* [SHORT PROBLEM]: Copy out every line exactly, passing over the pictures.
--- begin GIVEN INFORMATION ---
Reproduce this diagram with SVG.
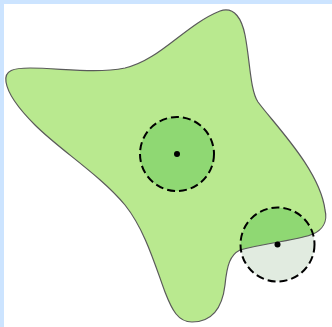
<svg xmlns="http://www.w3.org/2000/svg" width="332" height="327" viewBox="0 0 332 327">
<style>
.zone{fill:none;stroke:#000;stroke-width:2;stroke-dasharray:8,4}
.dot{fill:#000}
</style>
<defs>
<path id="blob" d="M 6,82 C 4,70 14,68 30,68 C 60,68 95,74 125,68 C 160,60 185,25 220,11 C 235,6 242,20 245,35 C 250,60 250,90 258,102 C 275,125 320,170 325,210 C 328,222 322,230 313,234 C 300,240 270,242 240,250 C 230,255 227,265 225,285 C 222,310 210,322 192,322 C 178,322 172,310 165,292 C 155,265 145,230 125,205 C 100,175 60,150 35,125 C 20,110 8,95 6,82 Z"/>
<clipPath id="clipBlob"><use href="#blob"/></clipPath>
</defs>
<rect x="0" y="0" width="332" height="327" fill="#cce4ff"/>
<rect x="4" y="4" width="328" height="323" fill="#fff"/>
<g id="region">
<use href="#blob" fill="#b9e98f"/>
</g>
<g id="circle1">
<circle cx="177" cy="154" r="37" fill="#8fd873"/>
<circle cx="177" cy="154" r="37" class="zone"/>
<circle cx="177" cy="154" r="3" class="dot"/>
</g>
<g id="circle2">
<circle cx="277.5" cy="244.5" r="37" fill="#e1ebe0"/>
<circle cx="277.5" cy="244.5" r="37" fill="#8fd873" clip-path="url(#clipBlob)"/>
</g>
<use href="#blob" fill="none" stroke="#5a5a5a" stroke-width="1.2"/>
<g id="circle2-outline">
<circle cx="277.5" cy="244.5" r="37" class="zone"/>
<circle cx="277.5" cy="244.5" r="3" class="dot"/>
</g>
</svg>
--- end GIVEN INFORMATION ---
* [RIGHT ANSWER]:
Reproduce this diagram with SVG.
<svg xmlns="http://www.w3.org/2000/svg" width="332" height="327" viewBox="0 0 332 327">
<style>
.zone{fill:none;stroke:#000;stroke-width:2;stroke-dasharray:8,4}
.dot{fill:#000}
</style>
<defs>
<path id="blob" d="M 6,82 C 4,70 14,68 30,68 C 60,68 95,74 125,68 C 160,60 185,25 220,11 C 235,6 242,20 245,35 C 250,60 250,90 258,102 C 275,125 320,170 325,210 C 328,222 322,230 313,234 C 300,240 270,242 240,250 C 230,255 227,265 225,285 C 222,310 210,322 192,322 C 178,322 172,310 165,292 C 155,265 145,230 125,205 C 100,175 60,150 35,125 C 20,110 8,95 6,82 Z"/>
<clipPath id="clipBlob"><use href="#blob"/></clipPath>
</defs>
<rect x="0" y="0" width="332" height="327" fill="#cce4ff"/>
<rect x="4" y="4" width="328" height="323" fill="#fff"/>
<g id="region">
<use href="#blob" fill="#b9e98f"/>
</g>
<g id="circle1">
<circle cx="177" cy="154" r="37" fill="#8fd873"/>
<circle cx="177" cy="154" r="37" class="zone"/>
<circle cx="177" cy="154" r="3" class="dot"/>
</g>
<g id="circle2">
<circle cx="277.5" cy="244.5" r="37" fill="#e1ebe0"/>
<circle cx="277.5" cy="244.5" r="37" fill="#8fd873" clip-path="url(#clipBlob)"/>
</g>
<use href="#blob" fill="none" stroke="#5a5a5a" stroke-width="1.2"/>
<g id="circle2-outline">
<circle cx="277.5" cy="244.5" r="37" class="zone"/>
<circle cx="277.5" cy="244.5" r="3" class="dot"/>
</g>
</svg>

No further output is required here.